The PFLP is an extramedullary fixation device that is used with increasing frequency because it offers improved function for maintaining stability and preventing rotation of the implant26. The swollen top of the plate plays a crucial role in gathering comminuted fractures, reinforcing the structure of the lateral wall at the same time. The PFLP was specifically designed for fractures in the proximal femoral region to increase early mobilization of patients by placing more screws into the proximal femur at different angles27, which is theoretically superior to the intramedullary nail. The PFLP used in this study was designed for fractures in the proximal femur and recommended by its producer for the treatment of unstable intertrochanteric femoral fractures.

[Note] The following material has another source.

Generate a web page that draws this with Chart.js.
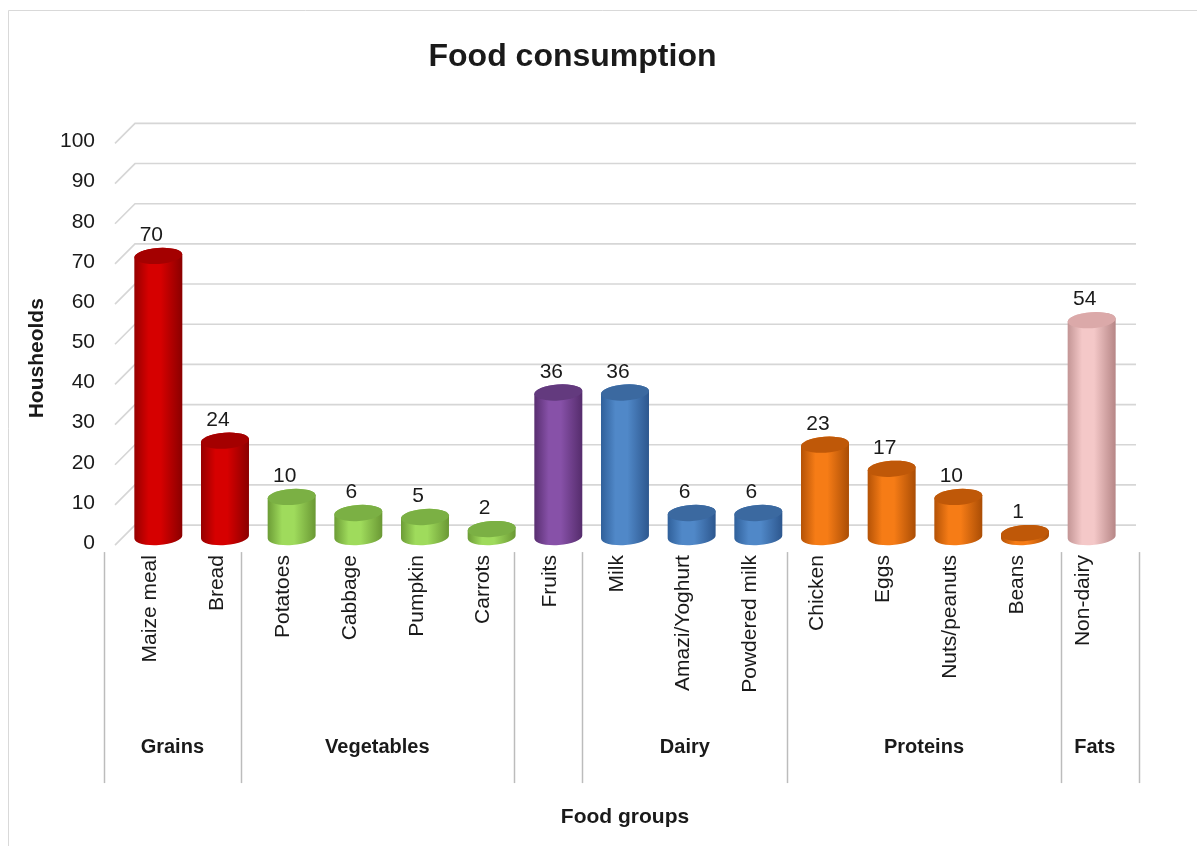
<!DOCTYPE html>
<html>
<head>
<meta charset="utf-8">
<title>Food consumption</title>
<script src="https://cdn.jsdelivr.net/npm/chart.js@4.4.1/dist/chart.umd.min.js"></script>
<style>
  html, body { margin: 0; padding: 0; background: #fff; }
  #wrap { width: 1197px; height: 846px; }
</style>
</head>
<body>
<div id="wrap"><canvas id="foodChart" width="1197" height="846"></canvas></div>
<script>
// households per food item
var categories = ['Maize meal', 'Bread', 'Potatoes', 'Cabbage', 'Pumpkin', 'Carrots', 'Fruits', 'Milk',
  'Amazi/Yoghurt', 'Powdered milk', 'Chicken', 'Eggs', 'Nuts/peanuts', 'Beans', 'Non-dairy'];
var households = [70, 24, 10, 6, 5, 2, 36, 36, 6, 6, 23, 17, 10, 1, 54];

// food groups, in order, and how many items each one holds
var groupNames = ['Grains', 'Vegetables', '', 'Dairy', 'Proteins', 'Fats'];
var groupSizes = [2, 4, 1, 3, 4, 1];

var yMin = 0, yMax = 100, yStep = 10;
var yTitle = 'Housheolds';

var FONT = '"Liberation Sans", Arial, sans-serif';
var TEXT = '#1a1a1a';

// cylinder shading per group: left edge, middle, right edge, lid
var groupColors = [
  ['#960000', '#d60000', '#8a0000', '#a40000'],
  ['#6c9c36', '#9fdb5c', '#6a9834', '#7bb044'],
  ['#582e70', '#8751a8', '#552c6c', '#633a7e'],
  ['#30609a', '#5088c8', '#2d578e', '#3b69a0'],
  ['#b45206', '#f67c16', '#aa4d05', '#bf5808'],
  ['#c39595', '#f4c8c8', '#b68686', '#dba9a9']
];

// group index of every item
var itemGroup = [];
groupSizes.forEach(function (n, g) {
  for (var i = 0; i < n; i++) itemGroup.push(g);
});

var frame = {
  id: 'frame',
  beforeDraw: function (chart) {
    var ctx = chart.ctx;
    ctx.save();
    ctx.fillStyle = '#fff';
    ctx.fillRect(0, 0, chart.width, chart.height);
    ctx.strokeStyle = '#d9d9d9';
    ctx.lineWidth = 1;
    ctx.beginPath();
    ctx.moveTo(8.5, chart.height);
    ctx.lineTo(8.5, 10.5);
    ctx.lineTo(chart.width, 10.5);
    ctx.stroke();
    ctx.restore();
  }
};

// gridlines on the back wall with the short slanted floor/side segment
var backGrid = {
  id: 'backGrid',
  beforeDatasetsDraw: function (chart) {
    var ctx = chart.ctx, ys = chart.scales.y, area = chart.chartArea;
    ctx.save();
    ctx.strokeStyle = '#d6d6d6';
    ctx.lineWidth = 1.6;
    ys.ticks.forEach(function (t) {
      var py = ys.getPixelForValue(t.value);
      ctx.beginPath();
      ctx.moveTo(area.left - 10, py + 8);
      ctx.lineTo(area.left + 10, py - 12);
      ctx.lineTo(area.right + 11, py - 12);
      ctx.stroke();
    });
    ctx.restore();
  }
};

// draws each bar as a shaded cylinder plus its value
var cylinders = {
  id: 'cylinders',
  afterDatasetsDraw: function (chart) {
    var ctx = chart.ctx;
    var meta = chart.getDatasetMeta(0);
    var ry = 8, tilt = -0.07;
    meta.data.forEach(function (bar, i) {
      var c = groupColors[itemGroup[i]];
      var rx = bar.width / 2;
      var left = bar.x - rx, right = bar.x + rx;
      var top = bar.y, base = bar.base;

      var grad = ctx.createLinearGradient(left, 0, right, 0);
      grad.addColorStop(0, c[0]);
      grad.addColorStop(0.3, c[1]);
      grad.addColorStop(0.55, c[1]);
      grad.addColorStop(1, c[2]);

      ctx.save();
      ctx.beginPath();
      ctx.moveTo(left, top);
      ctx.lineTo(left, base);
      ctx.ellipse(bar.x, base, rx, ry, tilt, Math.PI, 0, true);
      ctx.lineTo(right, top);
      ctx.ellipse(bar.x, top, rx, ry, tilt, 0, Math.PI, true);
      ctx.closePath();
      ctx.fillStyle = grad;
      ctx.fill();

      ctx.beginPath();
      ctx.ellipse(bar.x, top, rx, ry, tilt, 0, Math.PI * 2);
      ctx.fillStyle = c[3];
      ctx.fill();

      ctx.fillStyle = TEXT;
      ctx.font = '21px ' + FONT;
      ctx.textAlign = 'center';
      ctx.textBaseline = 'bottom';
      ctx.fillText(String(households[i]), bar.x - 7, top - ry - 2);
      ctx.restore();
    });
  }
};

// second row of the category axis: group names between separators,
// plus the value axis title which sits a little below the plot centre
var groupAxis = {
  id: 'groupAxis',
  afterDraw: function (chart) {
    var ctx = chart.ctx, xs = chart.scales.x, area = chart.chartArea;
    var step = (xs.right - xs.left) / categories.length;
    function front(px) { return xs.left - 21 + (px - xs.left) * 1.025; }

    var edges = [0], k = 0;
    groupSizes.forEach(function (n) { k += n; edges.push(k); });

    ctx.save();
    ctx.strokeStyle = '#bcbcbc';
    ctx.lineWidth = 1.5;
    edges.forEach(function (e, j) {
      var px = front(xs.left + e * step);
      if (j === edges.length - 1) px += 10;
      px = Math.round(px) + 0.5;
      ctx.beginPath();
      ctx.moveTo(px, area.bottom + 15);
      ctx.lineTo(px, area.bottom + 246);
      ctx.stroke();
    });

    ctx.fillStyle = TEXT;
    ctx.font = 'bold 20px ' + FONT;
    ctx.textAlign = 'center';
    ctx.textBaseline = 'middle';
    groupNames.forEach(function (name, g) {
      if (!name) return;
      var a = front(xs.left + edges[g] * step);
      var b = front(xs.left + edges[g + 1] * step);
      ctx.fillText(name, (a + b) / 2, area.bottom + 210);
    });

    ctx.translate(37, (area.top + area.bottom) / 2 + 22);
    ctx.rotate(-Math.PI / 2);
    ctx.font = 'bold 21px ' + FONT;
    ctx.fillText(yTitle, 0, 0);
    ctx.restore();
  }
};

new Chart(document.getElementById('foodChart').getContext('2d'), {
  type: 'bar',
  data: {
    labels: categories,
    datasets: [{
      label: 'Households',
      data: households,
      backgroundColor: 'rgba(0,0,0,0)',
      borderWidth: 0,
      categoryPercentage: 1,
      barPercentage: 0.72
    }]
  },
  options: {
    responsive: false,
    animation: false,
    layout: { padding: { left: 20, right: 72, top: 0, bottom: 12 } },
    plugins: {
      legend: { display: false },
      tooltip: { enabled: false },
      title: {
        display: true,
        text: 'Food consumption',
        color: TEXT,
        font: { family: FONT, size: 32, weight: 'bold', lineHeight: 1.2 },
        padding: { top: 38, bottom: 59 }
      }
    },
    scales: {
      x: {
        grid: { display: false, drawTicks: false },
        border: { display: false },
        ticks: {
          color: TEXT,
          font: { family: FONT, size: 21 },
          minRotation: 90,
          maxRotation: 90,
          autoSkip: false,
          padding: 18,
          labelOffset: -8
        },
        title: {
          display: true,
          text: 'Food groups',
          color: TEXT,
          font: { family: FONT, size: 21, weight: 'bold', lineHeight: 1.2 },
          padding: { top: 94, bottom: 4 }
        },
        afterFit: function (scale) {
          scale.paddingLeft = 0;
          scale.paddingRight = 0;
        }
      },
      y: {
        min: yMin,
        max: yMax,
        grid: { display: false, drawTicks: false },
        border: { display: false },
        ticks: {
          stepSize: yStep,
          color: TEXT,
          font: { family: FONT, size: 21 },
          padding: 30,
          labelOffset: 6
        },
        title: { display: false },
        afterFit: function (scale) {
          scale.width = 105;
        }
      }
    }
  },
  plugins: [frame, backGrid, cylinders, groupAxis]
});
</script>
</body>
</html>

With six fixed points at the proximal femur, the PFLP maximized rotation resistance, preventing re-injury of the lateral femoral wall28. Especially for patients with severe comminuted lateral walls, for which it was difficult to use intramedullary nails, the PFLP was superior to the gamma nail.

The importance of the lateral trochanteric wall was highlighted in the present study. Previously, the stability of intertrochanteric femoral fractures largely relied on the lesser trochanter and the degree of the comminuted fracture of the posterior medial wall. The lateral trochanteric wall is likely to suffer from secondary damage during the insertion of intramedullary fixation devices, resulting in a high incidence of lateral wall blowout after operation29. Regardless of whether fractures of the lateral wall exist before operation, iatrogenic blowout is likely to occur in the lateral wall after operation. In one study, broken lateral walls occurred in 24 patients with pertrochanteric fractures treated by internal fixation, confirming the importance of the integrity of the lateral trochanteric wall in unstable fractures15. In the current study, cortical cleavage of the lateral wall occurred in three cases of patients treated with gamma nails, in which gamma nail failed to maintain stability of the femur; these nails were replaced by PFLPs. Thus, as an optimal choice for the treatment of unstable intertrochanteric femoral fractures with broken lateral walls, the PFLP was more beneficial in protecting broken lateral walls compared to the gamma nail.

This was a controlled study with certain limitations. The sample size was relatively small and the length of follow-up was relatively short. Improvement of these conditions in future studies may provide more information for validating the results presented here.

In conclusion, gamma nails and PFLPs were both effective for unstable intertrochanteric femoral fractures with broken lateral walls for hip-functional recovery. The PFLP was more effective in severe comminuted fractures and more beneficial for protecting the broken lateral wall, compared to the gamma nail; however, early weight bearing was discouraged among patients treated with PFLPs.